● Material
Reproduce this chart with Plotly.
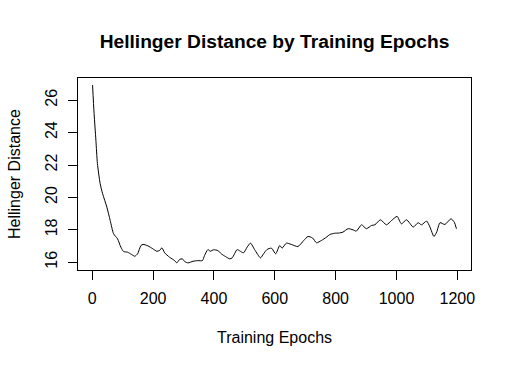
import plotly.graph_objects as go

epochs = [1, 6, 12, 17, 26, 34, 48, 59, 70, 83, 94, 103, 116, 129, 140, 149, 160, 167,
          183, 199, 212, 221, 229, 238, 254, 271, 278, 287, 296, 304, 315, 331, 347, 362,
          369, 380, 388, 399, 413, 424, 438, 452, 460, 476, 485, 497, 509, 520, 534, 553,
          563, 574, 589, 603, 616, 624, 638, 654, 676, 695, 709, 724, 737, 753, 770, 781,
          797, 810, 824, 841, 857, 868, 885, 901, 918, 929, 947, 967, 984, 1002, 1016,
          1033, 1055, 1071, 1082, 1099, 1110, 1123, 1132, 1143, 1159, 1179, 1190, 1197]
hellinger = [26.93, 25.18, 23.53, 22.09, 20.85, 20.23, 19.40, 18.58, 17.76, 17.45, 16.93,
             16.66, 16.62, 16.48, 16.37, 16.52, 17.03, 17.10, 17.01, 16.83, 16.68, 16.72,
             16.89, 16.58, 16.31, 16.10, 15.96, 16.17, 16.21, 16.04, 15.96, 16.06, 16.10,
             16.10, 16.41, 16.78, 16.68, 16.77, 16.72, 16.52, 16.35, 16.21, 16.27, 16.78,
             16.70, 16.58, 16.93, 17.18, 16.77, 16.27, 16.52, 16.78, 16.87, 16.52, 17.03,
             16.87, 17.18, 17.10, 16.97, 17.34, 17.59, 17.50, 17.20, 17.34, 17.55, 17.71,
             17.79, 17.80, 17.86, 18.07, 18.00, 17.92, 18.31, 18.07, 18.27, 18.31, 18.62,
             18.31, 18.58, 18.83, 18.37, 18.62, 18.17, 18.44, 18.31, 18.54, 18.17, 17.59,
             17.86, 18.44, 18.33, 18.68, 18.47, 18.07]
x_ticks = [0, 200, 400, 600, 800, 1000, 1200]
y_ticks = [16, 18, 20, 22, 24, 26]

FONT = "Liberation Sans, Arial, Helvetica, sans-serif"

fig = go.Figure()
fig.add_trace(go.Scatter(x=epochs, y=hellinger, mode="lines",
                         line=dict(color="black", width=1, shape="spline", smoothing=0.6),
                         showlegend=False, hoverinfo="skip"))

xr = max(epochs) - min(epochs)
yr = max(hellinger) - min(hellinger)

fig.update_layout(
    width=512, height=368,
    margin=dict(l=78, r=41, t=78, b=98, pad=0),
    paper_bgcolor="white", plot_bgcolor="white",
    font=dict(family=FONT, size=16, color="black"),
    title=dict(text="<b>Hellinger Distance by Training Epochs</b>",
               font=dict(family=FONT, size=19.2, color="black"),
               x=0.5, xref="paper", xanchor="center",
               y=1 - 41 / 368, yref="container", yanchor="middle"),
    xaxis=dict(range=[min(epochs) - 0.04 * xr, max(epochs) + 0.04 * xr],
               tickmode="array", tickvals=x_ticks, ticktext=[str(v) for v in x_ticks],
               showgrid=False, zeroline=False, showline=True, mirror=True,
               linecolor="black", linewidth=1, ticks="outside", ticklen=9,
               tickcolor="black", tickwidth=1, tickfont=dict(size=16),
               ticklabelstandoff=5),
    yaxis=dict(range=[min(hellinger) - 0.04 * yr, max(hellinger) + 0.04 * yr],
               tickmode="array", tickvals=y_ticks, ticktext=[str(v) for v in y_ticks],
               showgrid=False, zeroline=False, showline=True, mirror=True,
               linecolor="black", linewidth=1, ticks="outside", ticklen=9,
               tickcolor="black", tickwidth=1, tickangle=-90, tickfont=dict(size=16),
               ticklabelstandoff=5),
    annotations=[
        dict(text="Training Epochs", x=0.5, y=0, xref="paper", yref="paper",
             xanchor="center", yanchor="middle", yshift=-67, showarrow=False,
             font=dict(family=FONT, size=16, color="black")),
        dict(text="Hellinger Distance", x=0, y=0.5, xref="paper", yref="paper",
             xanchor="center", yanchor="middle", xshift=-64, textangle=-90,
             showarrow=False, font=dict(family=FONT, size=16, color="black")),
    ],
)

fig.write_html("out.html")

● Goal
Every line should be retyped exactly, with the pictures omitted.

● Answer below
Reproduce this chart with Plotly.
import plotly.graph_objects as go

epochs = [1, 6, 12, 17, 26, 34, 48, 59, 70, 83, 94, 103, 116, 129, 140, 149, 160, 167,
          183, 199, 212, 221, 229, 238, 254, 271, 278, 287, 296, 304, 315, 331, 347, 362,
          369, 380, 388, 399, 413, 424, 438, 452, 460, 476, 485, 497, 509, 520, 534, 553,
          563, 574, 589, 603, 616, 624, 638, 654, 676, 695, 709, 724, 737, 753, 770, 781,
          797, 810, 824, 841, 857, 868, 885, 901, 918, 929, 947, 967, 984, 1002, 1016,
          1033, 1055, 1071, 1082, 1099, 1110, 1123, 1132, 1143, 1159, 1179, 1190, 1197]
hellinger = [26.93, 25.18, 23.53, 22.09, 20.85, 20.23, 19.40, 18.58, 17.76, 17.45, 16.93,
             16.66, 16.62, 16.48, 16.37, 16.52, 17.03, 17.10, 17.01, 16.83, 16.68, 16.72,
             16.89, 16.58, 16.31, 16.10, 15.96, 16.17, 16.21, 16.04, 15.96, 16.06, 16.10,
             16.10, 16.41, 16.78, 16.68, 16.77, 16.72, 16.52, 16.35, 16.21, 16.27, 16.78,
             16.70, 16.58, 16.93, 17.18, 16.77, 16.27, 16.52, 16.78, 16.87, 16.52, 17.03,
             16.87, 17.18, 17.10, 16.97, 17.34, 17.59, 17.50, 17.20, 17.34, 17.55, 17.71,
             17.79, 17.80, 17.86, 18.07, 18.00, 17.92, 18.31, 18.07, 18.27, 18.31, 18.62,
             18.31, 18.58, 18.83, 18.37, 18.62, 18.17, 18.44, 18.31, 18.54, 18.17, 17.59,
             17.86, 18.44, 18.33, 18.68, 18.47, 18.07]
x_ticks = [0, 200, 400, 600, 800, 1000, 1200]
y_ticks = [16, 18, 20, 22, 24, 26]

FONT = "Liberation Sans, Arial, Helvetica, sans-serif"

fig = go.Figure()
fig.add_trace(go.Scatter(x=epochs, y=hellinger, mode="lines",
                         line=dict(color="black", width=1, shape="spline", smoothing=0.6),
                         showlegend=False, hoverinfo="skip"))

xr = max(epochs) - min(epochs)
yr = max(hellinger) - min(hellinger)

fig.update_layout(
    width=512, height=368,
    margin=dict(l=78, r=41, t=78, b=98, pad=0),
    paper_bgcolor="white", plot_bgcolor="white",
    font=dict(family=FONT, size=16, color="black"),
    title=dict(text="<b>Hellinger Distance by Training Epochs</b>",
               font=dict(family=FONT, size=19.2, color="black"),
               x=0.5, xref="paper", xanchor="center",
               y=1 - 41 / 368, yref="container", yanchor="middle"),
    xaxis=dict(range=[min(epochs) - 0.04 * xr, max(epochs) + 0.04 * xr],
               tickmode="array", tickvals=x_ticks, ticktext=[str(v) for v in x_ticks],
               showgrid=False, zeroline=False, showline=True, mirror=True,
               linecolor="black", linewidth=1, ticks="outside", ticklen=9,
               tickcolor="black", tickwidth=1, tickfont=dict(size=16),
               ticklabelstandoff=5),
    yaxis=dict(range=[min(hellinger) - 0.04 * yr, max(hellinger) + 0.04 * yr],
               tickmode="array", tickvals=y_ticks, ticktext=[str(v) for v in y_ticks],
               showgrid=False, zeroline=False, showline=True, mirror=True,
               linecolor="black", linewidth=1, ticks="outside", ticklen=9,
               tickcolor="black", tickwidth=1, tickangle=-90, tickfont=dict(size=16),
               ticklabelstandoff=5),
    annotations=[
        dict(text="Training Epochs", x=0.5, y=0, xref="paper", yref="paper",
             xanchor="center", yanchor="middle", yshift=-67, showarrow=False,
             font=dict(family=FONT, size=16, color="black")),
        dict(text="Hellinger Distance", x=0, y=0.5, xref="paper", yref="paper",
             xanchor="center", yanchor="middle", xshift=-64, textangle=-90,
             showarrow=False, font=dict(family=FONT, size=16, color="black")),
    ],
)

fig.write_html("out.html")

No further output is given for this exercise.